> _Data excerpt_
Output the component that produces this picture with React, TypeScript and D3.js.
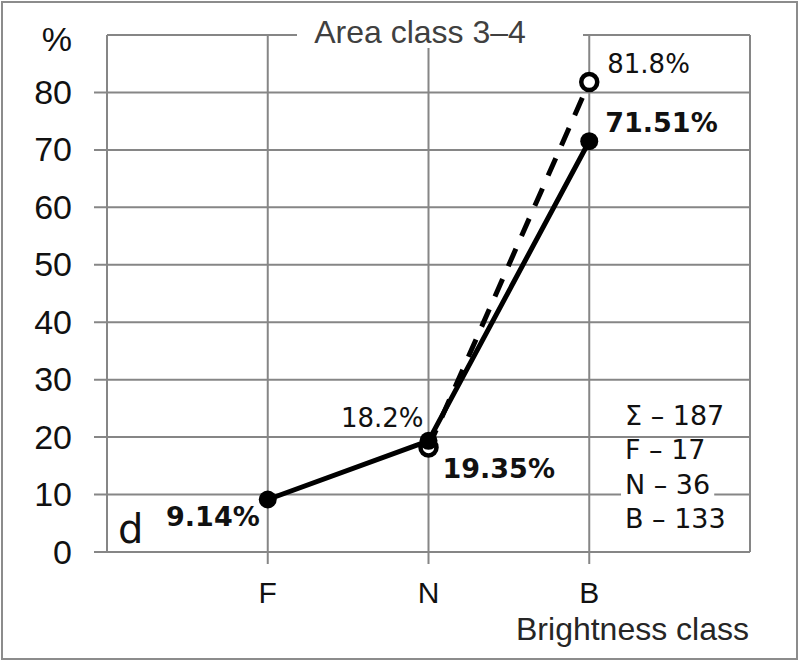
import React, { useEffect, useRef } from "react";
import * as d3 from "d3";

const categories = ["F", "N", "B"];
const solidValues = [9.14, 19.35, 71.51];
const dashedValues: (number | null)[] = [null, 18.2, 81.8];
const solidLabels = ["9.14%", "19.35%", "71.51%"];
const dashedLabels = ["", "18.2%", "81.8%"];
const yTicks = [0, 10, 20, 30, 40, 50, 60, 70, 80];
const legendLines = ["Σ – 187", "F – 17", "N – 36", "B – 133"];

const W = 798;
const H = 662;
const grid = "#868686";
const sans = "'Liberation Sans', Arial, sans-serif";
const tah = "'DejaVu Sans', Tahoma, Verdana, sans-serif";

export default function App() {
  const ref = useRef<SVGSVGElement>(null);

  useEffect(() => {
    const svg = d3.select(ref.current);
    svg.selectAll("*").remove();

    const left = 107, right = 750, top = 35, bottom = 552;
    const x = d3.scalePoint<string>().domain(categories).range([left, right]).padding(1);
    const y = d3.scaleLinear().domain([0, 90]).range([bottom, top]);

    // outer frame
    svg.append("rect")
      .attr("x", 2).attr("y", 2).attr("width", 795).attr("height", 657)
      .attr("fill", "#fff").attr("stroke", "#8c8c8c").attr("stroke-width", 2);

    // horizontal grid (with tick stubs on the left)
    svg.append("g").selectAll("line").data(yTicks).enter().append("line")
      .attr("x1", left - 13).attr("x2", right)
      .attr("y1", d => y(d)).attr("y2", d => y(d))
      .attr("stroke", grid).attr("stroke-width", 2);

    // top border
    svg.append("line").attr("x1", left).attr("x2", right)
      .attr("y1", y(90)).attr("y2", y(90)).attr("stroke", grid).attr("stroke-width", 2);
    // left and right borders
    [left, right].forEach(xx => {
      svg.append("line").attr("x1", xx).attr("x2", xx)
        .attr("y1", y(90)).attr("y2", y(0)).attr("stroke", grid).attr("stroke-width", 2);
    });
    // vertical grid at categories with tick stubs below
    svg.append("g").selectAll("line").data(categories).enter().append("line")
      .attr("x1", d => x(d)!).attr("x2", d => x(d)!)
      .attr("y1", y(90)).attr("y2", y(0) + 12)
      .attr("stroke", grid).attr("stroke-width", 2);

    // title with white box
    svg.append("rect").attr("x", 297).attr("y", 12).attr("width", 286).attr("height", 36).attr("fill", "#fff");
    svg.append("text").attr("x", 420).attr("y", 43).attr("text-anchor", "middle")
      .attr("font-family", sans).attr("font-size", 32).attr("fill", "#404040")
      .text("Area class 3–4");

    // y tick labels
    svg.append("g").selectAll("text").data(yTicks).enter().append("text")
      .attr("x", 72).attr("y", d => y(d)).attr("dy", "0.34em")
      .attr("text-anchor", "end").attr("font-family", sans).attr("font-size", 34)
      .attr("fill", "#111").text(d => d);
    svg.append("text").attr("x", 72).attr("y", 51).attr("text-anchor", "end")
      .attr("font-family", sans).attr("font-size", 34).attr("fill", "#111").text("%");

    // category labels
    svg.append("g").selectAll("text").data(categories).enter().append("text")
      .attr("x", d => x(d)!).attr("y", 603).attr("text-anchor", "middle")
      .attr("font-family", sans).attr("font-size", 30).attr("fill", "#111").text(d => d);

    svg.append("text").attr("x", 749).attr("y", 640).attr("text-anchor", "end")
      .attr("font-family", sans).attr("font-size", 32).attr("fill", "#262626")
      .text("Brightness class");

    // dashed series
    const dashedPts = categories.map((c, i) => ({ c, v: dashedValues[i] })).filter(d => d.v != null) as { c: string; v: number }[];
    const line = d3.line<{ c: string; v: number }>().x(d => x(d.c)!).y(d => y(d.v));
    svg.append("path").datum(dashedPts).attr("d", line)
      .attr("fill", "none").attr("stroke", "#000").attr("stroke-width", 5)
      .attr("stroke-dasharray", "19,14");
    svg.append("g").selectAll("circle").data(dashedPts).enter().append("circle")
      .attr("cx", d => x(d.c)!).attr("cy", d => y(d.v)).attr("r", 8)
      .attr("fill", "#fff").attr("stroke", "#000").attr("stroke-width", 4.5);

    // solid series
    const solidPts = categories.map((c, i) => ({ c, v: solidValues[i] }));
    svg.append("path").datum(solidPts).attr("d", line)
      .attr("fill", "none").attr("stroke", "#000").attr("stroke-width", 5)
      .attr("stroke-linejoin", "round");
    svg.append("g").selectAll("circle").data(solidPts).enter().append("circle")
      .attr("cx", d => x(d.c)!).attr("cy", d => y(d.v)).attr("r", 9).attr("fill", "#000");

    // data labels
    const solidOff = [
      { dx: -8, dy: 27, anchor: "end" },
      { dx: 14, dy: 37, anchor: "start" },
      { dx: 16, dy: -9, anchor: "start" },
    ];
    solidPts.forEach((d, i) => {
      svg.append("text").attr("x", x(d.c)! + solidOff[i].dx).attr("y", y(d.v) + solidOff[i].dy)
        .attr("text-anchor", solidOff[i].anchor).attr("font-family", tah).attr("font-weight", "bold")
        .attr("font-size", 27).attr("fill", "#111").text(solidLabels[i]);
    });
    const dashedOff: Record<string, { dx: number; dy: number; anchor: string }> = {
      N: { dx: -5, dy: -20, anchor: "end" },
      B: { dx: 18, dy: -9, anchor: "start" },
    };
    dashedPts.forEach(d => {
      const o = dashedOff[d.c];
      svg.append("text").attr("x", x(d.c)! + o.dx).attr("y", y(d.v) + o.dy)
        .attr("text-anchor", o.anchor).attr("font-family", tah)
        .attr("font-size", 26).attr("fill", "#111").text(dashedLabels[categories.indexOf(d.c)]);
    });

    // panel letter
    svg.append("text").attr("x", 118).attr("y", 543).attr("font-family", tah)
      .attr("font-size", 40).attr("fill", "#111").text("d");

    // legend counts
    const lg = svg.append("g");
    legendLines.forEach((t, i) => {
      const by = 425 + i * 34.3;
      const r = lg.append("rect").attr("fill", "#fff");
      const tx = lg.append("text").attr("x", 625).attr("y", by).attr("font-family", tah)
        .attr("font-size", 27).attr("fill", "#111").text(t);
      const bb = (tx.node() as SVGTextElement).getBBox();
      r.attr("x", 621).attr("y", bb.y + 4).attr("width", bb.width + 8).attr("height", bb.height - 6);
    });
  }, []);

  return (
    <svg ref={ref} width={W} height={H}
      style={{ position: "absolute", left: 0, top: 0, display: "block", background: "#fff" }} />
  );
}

> _Exercise details_
Show, from the listing above, each line that contains the word "with".

> _Written solution_
Output the component that produces this picture with React, TypeScript and D3.js.
    // horizontal grid (with tick stubs on the left)
    // vertical grid at categories with tick stubs below
    // title with white box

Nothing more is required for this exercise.